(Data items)
==========

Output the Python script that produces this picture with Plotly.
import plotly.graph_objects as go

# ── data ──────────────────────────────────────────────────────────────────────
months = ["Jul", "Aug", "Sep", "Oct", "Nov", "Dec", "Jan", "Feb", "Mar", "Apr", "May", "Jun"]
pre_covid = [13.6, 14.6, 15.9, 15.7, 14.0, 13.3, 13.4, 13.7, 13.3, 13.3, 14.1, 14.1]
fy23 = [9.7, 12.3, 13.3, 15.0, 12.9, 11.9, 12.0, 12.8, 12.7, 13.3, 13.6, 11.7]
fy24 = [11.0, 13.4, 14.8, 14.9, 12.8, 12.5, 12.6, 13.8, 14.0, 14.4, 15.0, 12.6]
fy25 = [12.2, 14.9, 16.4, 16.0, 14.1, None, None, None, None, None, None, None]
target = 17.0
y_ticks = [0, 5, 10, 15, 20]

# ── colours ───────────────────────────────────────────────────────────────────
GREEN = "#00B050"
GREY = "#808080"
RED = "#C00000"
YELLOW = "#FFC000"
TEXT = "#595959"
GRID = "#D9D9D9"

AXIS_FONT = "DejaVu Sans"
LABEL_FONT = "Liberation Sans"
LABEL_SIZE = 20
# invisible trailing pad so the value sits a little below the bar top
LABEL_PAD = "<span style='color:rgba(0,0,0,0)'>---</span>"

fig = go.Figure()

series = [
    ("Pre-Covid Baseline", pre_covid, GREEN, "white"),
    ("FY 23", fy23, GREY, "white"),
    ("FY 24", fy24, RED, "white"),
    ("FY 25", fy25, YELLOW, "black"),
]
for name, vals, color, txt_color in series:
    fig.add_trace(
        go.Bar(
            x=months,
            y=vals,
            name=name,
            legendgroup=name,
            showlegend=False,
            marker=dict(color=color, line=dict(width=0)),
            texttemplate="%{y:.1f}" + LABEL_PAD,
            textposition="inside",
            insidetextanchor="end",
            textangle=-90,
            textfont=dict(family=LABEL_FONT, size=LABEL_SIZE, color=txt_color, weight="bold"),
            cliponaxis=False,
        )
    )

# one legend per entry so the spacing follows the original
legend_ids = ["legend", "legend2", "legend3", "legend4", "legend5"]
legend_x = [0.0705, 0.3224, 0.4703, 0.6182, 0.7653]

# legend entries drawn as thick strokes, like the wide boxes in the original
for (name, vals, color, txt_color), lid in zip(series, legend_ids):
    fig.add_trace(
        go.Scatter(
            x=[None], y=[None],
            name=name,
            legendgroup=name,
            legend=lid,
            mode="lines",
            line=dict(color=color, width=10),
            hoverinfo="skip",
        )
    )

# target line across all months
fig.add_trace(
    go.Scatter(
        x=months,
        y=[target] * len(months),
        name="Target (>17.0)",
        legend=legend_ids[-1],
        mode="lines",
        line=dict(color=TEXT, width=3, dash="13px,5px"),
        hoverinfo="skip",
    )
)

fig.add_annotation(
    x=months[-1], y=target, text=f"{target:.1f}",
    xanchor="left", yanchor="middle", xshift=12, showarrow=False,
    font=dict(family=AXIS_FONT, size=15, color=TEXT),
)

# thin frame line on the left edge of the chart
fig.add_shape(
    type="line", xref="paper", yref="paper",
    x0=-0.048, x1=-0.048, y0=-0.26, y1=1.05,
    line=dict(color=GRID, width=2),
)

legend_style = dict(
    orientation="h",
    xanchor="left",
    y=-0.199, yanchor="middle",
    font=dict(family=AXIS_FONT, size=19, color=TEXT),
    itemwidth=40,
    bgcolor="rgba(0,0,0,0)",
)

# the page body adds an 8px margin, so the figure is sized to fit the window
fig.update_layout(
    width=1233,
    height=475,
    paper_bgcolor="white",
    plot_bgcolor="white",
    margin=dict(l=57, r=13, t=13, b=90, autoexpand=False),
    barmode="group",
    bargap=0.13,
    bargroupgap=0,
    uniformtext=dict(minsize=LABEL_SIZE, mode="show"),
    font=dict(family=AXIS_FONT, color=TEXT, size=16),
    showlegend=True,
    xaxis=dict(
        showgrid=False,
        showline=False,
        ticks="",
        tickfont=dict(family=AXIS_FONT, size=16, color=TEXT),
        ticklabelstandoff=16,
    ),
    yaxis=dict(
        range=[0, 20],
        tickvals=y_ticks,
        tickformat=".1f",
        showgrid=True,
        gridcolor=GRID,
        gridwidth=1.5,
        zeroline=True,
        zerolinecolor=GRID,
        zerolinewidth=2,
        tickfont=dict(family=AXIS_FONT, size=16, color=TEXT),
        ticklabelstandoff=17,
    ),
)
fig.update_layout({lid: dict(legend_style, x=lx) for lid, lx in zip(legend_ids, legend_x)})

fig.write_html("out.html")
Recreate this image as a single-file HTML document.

==========

### Exercise requirements
From the first line of the data through the line with "import plotly.graph_objects as go", quote each line exactly and add nothing else.

### Correct response
Output the Python script that produces this picture with Plotly.
import plotly.graph_objects as go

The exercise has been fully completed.